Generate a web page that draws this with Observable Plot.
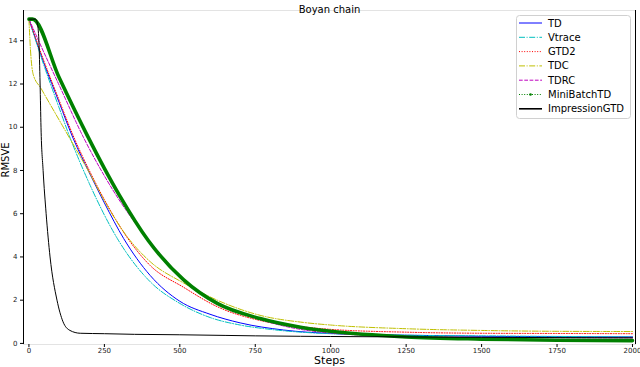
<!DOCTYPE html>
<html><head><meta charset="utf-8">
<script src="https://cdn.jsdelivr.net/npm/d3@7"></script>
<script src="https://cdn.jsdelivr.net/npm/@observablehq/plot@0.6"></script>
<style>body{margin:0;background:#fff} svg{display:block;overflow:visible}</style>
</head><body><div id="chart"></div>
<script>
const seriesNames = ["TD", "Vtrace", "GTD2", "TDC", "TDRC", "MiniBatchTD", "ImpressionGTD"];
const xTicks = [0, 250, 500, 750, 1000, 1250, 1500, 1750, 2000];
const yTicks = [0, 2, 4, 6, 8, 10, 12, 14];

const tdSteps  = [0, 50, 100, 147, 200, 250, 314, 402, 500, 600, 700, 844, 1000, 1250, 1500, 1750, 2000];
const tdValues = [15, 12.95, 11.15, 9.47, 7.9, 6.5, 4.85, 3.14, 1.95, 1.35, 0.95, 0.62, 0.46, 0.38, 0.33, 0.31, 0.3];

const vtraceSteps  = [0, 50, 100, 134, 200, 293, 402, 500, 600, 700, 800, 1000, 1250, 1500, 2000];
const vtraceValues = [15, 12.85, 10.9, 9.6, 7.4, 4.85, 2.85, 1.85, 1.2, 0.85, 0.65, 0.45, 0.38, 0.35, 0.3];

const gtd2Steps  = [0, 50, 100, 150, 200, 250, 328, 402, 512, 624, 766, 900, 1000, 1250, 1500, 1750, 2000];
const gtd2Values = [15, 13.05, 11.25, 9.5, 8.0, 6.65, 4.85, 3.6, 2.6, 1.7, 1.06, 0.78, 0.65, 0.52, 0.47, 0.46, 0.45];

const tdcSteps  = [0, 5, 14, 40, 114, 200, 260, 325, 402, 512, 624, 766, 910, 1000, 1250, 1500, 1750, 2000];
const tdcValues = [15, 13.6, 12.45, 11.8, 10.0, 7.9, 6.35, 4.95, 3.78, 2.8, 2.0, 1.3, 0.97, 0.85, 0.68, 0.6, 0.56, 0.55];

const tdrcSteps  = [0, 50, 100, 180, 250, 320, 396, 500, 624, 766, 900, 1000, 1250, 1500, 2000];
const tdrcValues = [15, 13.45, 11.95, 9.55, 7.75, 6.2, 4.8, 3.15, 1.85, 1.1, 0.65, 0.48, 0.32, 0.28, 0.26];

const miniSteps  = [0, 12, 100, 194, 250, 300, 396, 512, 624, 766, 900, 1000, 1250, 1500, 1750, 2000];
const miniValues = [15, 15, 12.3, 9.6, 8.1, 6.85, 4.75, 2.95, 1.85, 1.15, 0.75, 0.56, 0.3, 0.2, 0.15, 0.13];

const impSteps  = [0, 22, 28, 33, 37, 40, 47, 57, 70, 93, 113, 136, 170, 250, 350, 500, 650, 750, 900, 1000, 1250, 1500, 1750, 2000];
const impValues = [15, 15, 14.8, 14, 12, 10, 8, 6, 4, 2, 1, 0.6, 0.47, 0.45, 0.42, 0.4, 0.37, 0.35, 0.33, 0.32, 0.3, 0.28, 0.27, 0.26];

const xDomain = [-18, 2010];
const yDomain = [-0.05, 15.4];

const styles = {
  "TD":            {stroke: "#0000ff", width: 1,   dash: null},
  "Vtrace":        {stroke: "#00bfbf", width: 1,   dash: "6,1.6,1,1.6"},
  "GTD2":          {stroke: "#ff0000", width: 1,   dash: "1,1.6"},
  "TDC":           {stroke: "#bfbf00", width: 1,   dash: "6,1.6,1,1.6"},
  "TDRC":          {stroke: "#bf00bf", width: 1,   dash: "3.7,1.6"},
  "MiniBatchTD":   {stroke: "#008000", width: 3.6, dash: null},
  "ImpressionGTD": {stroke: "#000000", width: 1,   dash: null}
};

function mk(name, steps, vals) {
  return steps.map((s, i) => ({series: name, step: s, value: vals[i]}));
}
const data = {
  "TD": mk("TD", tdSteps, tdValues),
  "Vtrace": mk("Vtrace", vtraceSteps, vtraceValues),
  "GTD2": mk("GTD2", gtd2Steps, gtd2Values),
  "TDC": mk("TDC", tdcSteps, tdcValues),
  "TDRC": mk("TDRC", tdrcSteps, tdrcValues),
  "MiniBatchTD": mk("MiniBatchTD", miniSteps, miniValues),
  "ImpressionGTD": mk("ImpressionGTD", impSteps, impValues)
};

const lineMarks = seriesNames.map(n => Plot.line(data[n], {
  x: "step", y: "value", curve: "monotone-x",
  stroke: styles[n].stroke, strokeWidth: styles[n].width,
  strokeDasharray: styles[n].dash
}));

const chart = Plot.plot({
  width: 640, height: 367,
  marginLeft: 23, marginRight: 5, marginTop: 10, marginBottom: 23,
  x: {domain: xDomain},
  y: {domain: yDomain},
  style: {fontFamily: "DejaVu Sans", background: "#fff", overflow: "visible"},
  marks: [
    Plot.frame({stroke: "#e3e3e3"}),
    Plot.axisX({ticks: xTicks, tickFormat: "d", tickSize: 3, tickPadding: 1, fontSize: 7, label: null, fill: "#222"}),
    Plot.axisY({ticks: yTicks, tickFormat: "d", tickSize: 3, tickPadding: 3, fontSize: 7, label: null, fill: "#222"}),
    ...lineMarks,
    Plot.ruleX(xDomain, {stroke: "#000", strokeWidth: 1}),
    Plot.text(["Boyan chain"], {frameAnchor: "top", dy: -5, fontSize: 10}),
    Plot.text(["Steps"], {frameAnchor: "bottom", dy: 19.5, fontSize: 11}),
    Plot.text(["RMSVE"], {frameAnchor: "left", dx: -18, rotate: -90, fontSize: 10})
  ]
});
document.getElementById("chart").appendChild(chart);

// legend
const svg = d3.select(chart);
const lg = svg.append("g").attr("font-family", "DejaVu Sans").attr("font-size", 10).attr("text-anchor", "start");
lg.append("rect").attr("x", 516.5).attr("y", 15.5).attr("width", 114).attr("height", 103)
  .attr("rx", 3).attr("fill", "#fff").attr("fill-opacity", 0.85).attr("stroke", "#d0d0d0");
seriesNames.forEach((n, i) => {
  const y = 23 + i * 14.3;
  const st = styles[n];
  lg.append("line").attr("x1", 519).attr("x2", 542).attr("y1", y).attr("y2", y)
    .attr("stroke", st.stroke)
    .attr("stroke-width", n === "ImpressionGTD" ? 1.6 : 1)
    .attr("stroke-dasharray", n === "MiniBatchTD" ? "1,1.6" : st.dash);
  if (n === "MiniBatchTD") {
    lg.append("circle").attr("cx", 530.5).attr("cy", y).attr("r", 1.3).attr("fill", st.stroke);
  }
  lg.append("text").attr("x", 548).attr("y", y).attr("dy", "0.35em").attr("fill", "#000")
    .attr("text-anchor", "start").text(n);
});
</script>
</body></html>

TASK TO COMPLETE
Output the data above without changes, apart from leaving out the pictures.

COMPLETE ANSWER
Generate a web page that draws this with Observable Plot.
<!DOCTYPE html>
<html><head><meta charset="utf-8">
<script src="https://cdn.jsdelivr.net/npm/d3@7"></script>
<script src="https://cdn.jsdelivr.net/npm/@observablehq/plot@0.6"></script>
<style>body{margin:0;background:#fff} svg{display:block;overflow:visible}</style>
</head><body><div id="chart"></div>
<script>
const seriesNames = ["TD", "Vtrace", "GTD2", "TDC", "TDRC", "MiniBatchTD", "ImpressionGTD"];
const xTicks = [0, 250, 500, 750, 1000, 1250, 1500, 1750, 2000];
const yTicks = [0, 2, 4, 6, 8, 10, 12, 14];

const tdSteps  = [0, 50, 100, 147, 200, 250, 314, 402, 500, 600, 700, 844, 1000, 1250, 1500, 1750, 2000];
const tdValues = [15, 12.95, 11.15, 9.47, 7.9, 6.5, 4.85, 3.14, 1.95, 1.35, 0.95, 0.62, 0.46, 0.38, 0.33, 0.31, 0.3];

const vtraceSteps  = [0, 50, 100, 134, 200, 293, 402, 500, 600, 700, 800, 1000, 1250, 1500, 2000];
const vtraceValues = [15, 12.85, 10.9, 9.6, 7.4, 4.85, 2.85, 1.85, 1.2, 0.85, 0.65, 0.45, 0.38, 0.35, 0.3];

const gtd2Steps  = [0, 50, 100, 150, 200, 250, 328, 402, 512, 624, 766, 900, 1000, 1250, 1500, 1750, 2000];
const gtd2Values = [15, 13.05, 11.25, 9.5, 8.0, 6.65, 4.85, 3.6, 2.6, 1.7, 1.06, 0.78, 0.65, 0.52, 0.47, 0.46, 0.45];

const tdcSteps  = [0, 5, 14, 40, 114, 200, 260, 325, 402, 512, 624, 766, 910, 1000, 1250, 1500, 1750, 2000];
const tdcValues = [15, 13.6, 12.45, 11.8, 10.0, 7.9, 6.35, 4.95, 3.78, 2.8, 2.0, 1.3, 0.97, 0.85, 0.68, 0.6, 0.56, 0.55];

const tdrcSteps  = [0, 50, 100, 180, 250, 320, 396, 500, 624, 766, 900, 1000, 1250, 1500, 2000];
const tdrcValues = [15, 13.45, 11.95, 9.55, 7.75, 6.2, 4.8, 3.15, 1.85, 1.1, 0.65, 0.48, 0.32, 0.28, 0.26];

const miniSteps  = [0, 12, 100, 194, 250, 300, 396, 512, 624, 766, 900, 1000, 1250, 1500, 1750, 2000];
const miniValues = [15, 15, 12.3, 9.6, 8.1, 6.85, 4.75, 2.95, 1.85, 1.15, 0.75, 0.56, 0.3, 0.2, 0.15, 0.13];

const impSteps  = [0, 22, 28, 33, 37, 40, 47, 57, 70, 93, 113, 136, 170, 250, 350, 500, 650, 750, 900, 1000, 1250, 1500, 1750, 2000];
const impValues = [15, 15, 14.8, 14, 12, 10, 8, 6, 4, 2, 1, 0.6, 0.47, 0.45, 0.42, 0.4, 0.37, 0.35, 0.33, 0.32, 0.3, 0.28, 0.27, 0.26];

const xDomain = [-18, 2010];
const yDomain = [-0.05, 15.4];

const styles = {
  "TD":            {stroke: "#0000ff", width: 1,   dash: null},
  "Vtrace":        {stroke: "#00bfbf", width: 1,   dash: "6,1.6,1,1.6"},
  "GTD2":          {stroke: "#ff0000", width: 1,   dash: "1,1.6"},
  "TDC":           {stroke: "#bfbf00", width: 1,   dash: "6,1.6,1,1.6"},
  "TDRC":          {stroke: "#bf00bf", width: 1,   dash: "3.7,1.6"},
  "MiniBatchTD":   {stroke: "#008000", width: 3.6, dash: null},
  "ImpressionGTD": {stroke: "#000000", width: 1,   dash: null}
};

function mk(name, steps, vals) {
  return steps.map((s, i) => ({series: name, step: s, value: vals[i]}));
}
const data = {
  "TD": mk("TD", tdSteps, tdValues),
  "Vtrace": mk("Vtrace", vtraceSteps, vtraceValues),
  "GTD2": mk("GTD2", gtd2Steps, gtd2Values),
  "TDC": mk("TDC", tdcSteps, tdcValues),
  "TDRC": mk("TDRC", tdrcSteps, tdrcValues),
  "MiniBatchTD": mk("MiniBatchTD", miniSteps, miniValues),
  "ImpressionGTD": mk("ImpressionGTD", impSteps, impValues)
};

const lineMarks = seriesNames.map(n => Plot.line(data[n], {
  x: "step", y: "value", curve: "monotone-x",
  stroke: styles[n].stroke, strokeWidth: styles[n].width,
  strokeDasharray: styles[n].dash
}));

const chart = Plot.plot({
  width: 640, height: 367,
  marginLeft: 23, marginRight: 5, marginTop: 10, marginBottom: 23,
  x: {domain: xDomain},
  y: {domain: yDomain},
  style: {fontFamily: "DejaVu Sans", background: "#fff", overflow: "visible"},
  marks: [
    Plot.frame({stroke: "#e3e3e3"}),
    Plot.axisX({ticks: xTicks, tickFormat: "d", tickSize: 3, tickPadding: 1, fontSize: 7, label: null, fill: "#222"}),
    Plot.axisY({ticks: yTicks, tickFormat: "d", tickSize: 3, tickPadding: 3, fontSize: 7, label: null, fill: "#222"}),
    ...lineMarks,
    Plot.ruleX(xDomain, {stroke: "#000", strokeWidth: 1}),
    Plot.text(["Boyan chain"], {frameAnchor: "top", dy: -5, fontSize: 10}),
    Plot.text(["Steps"], {frameAnchor: "bottom", dy: 19.5, fontSize: 11}),
    Plot.text(["RMSVE"], {frameAnchor: "left", dx: -18, rotate: -90, fontSize: 10})
  ]
});
document.getElementById("chart").appendChild(chart);

// legend
const svg = d3.select(chart);
const lg = svg.append("g").attr("font-family", "DejaVu Sans").attr("font-size", 10).attr("text-anchor", "start");
lg.append("rect").attr("x", 516.5).attr("y", 15.5).attr("width", 114).attr("height", 103)
  .attr("rx", 3).attr("fill", "#fff").attr("fill-opacity", 0.85).attr("stroke", "#d0d0d0");
seriesNames.forEach((n, i) => {
  const y = 23 + i * 14.3;
  const st = styles[n];
  lg.append("line").attr("x1", 519).attr("x2", 542).attr("y1", y).attr("y2", y)
    .attr("stroke", st.stroke)
    .attr("stroke-width", n === "ImpressionGTD" ? 1.6 : 1)
    .attr("stroke-dasharray", n === "MiniBatchTD" ? "1,1.6" : st.dash);
  if (n === "MiniBatchTD") {
    lg.append("circle").attr("cx", 530.5).attr("cy", y).attr("r", 1.3).attr("fill", st.stroke);
  }
  lg.append("text").attr("x", 548).attr("y", y).attr("dy", "0.35em").attr("fill", "#000")
    .attr("text-anchor", "start").text(n);
});
</script>
</body></html>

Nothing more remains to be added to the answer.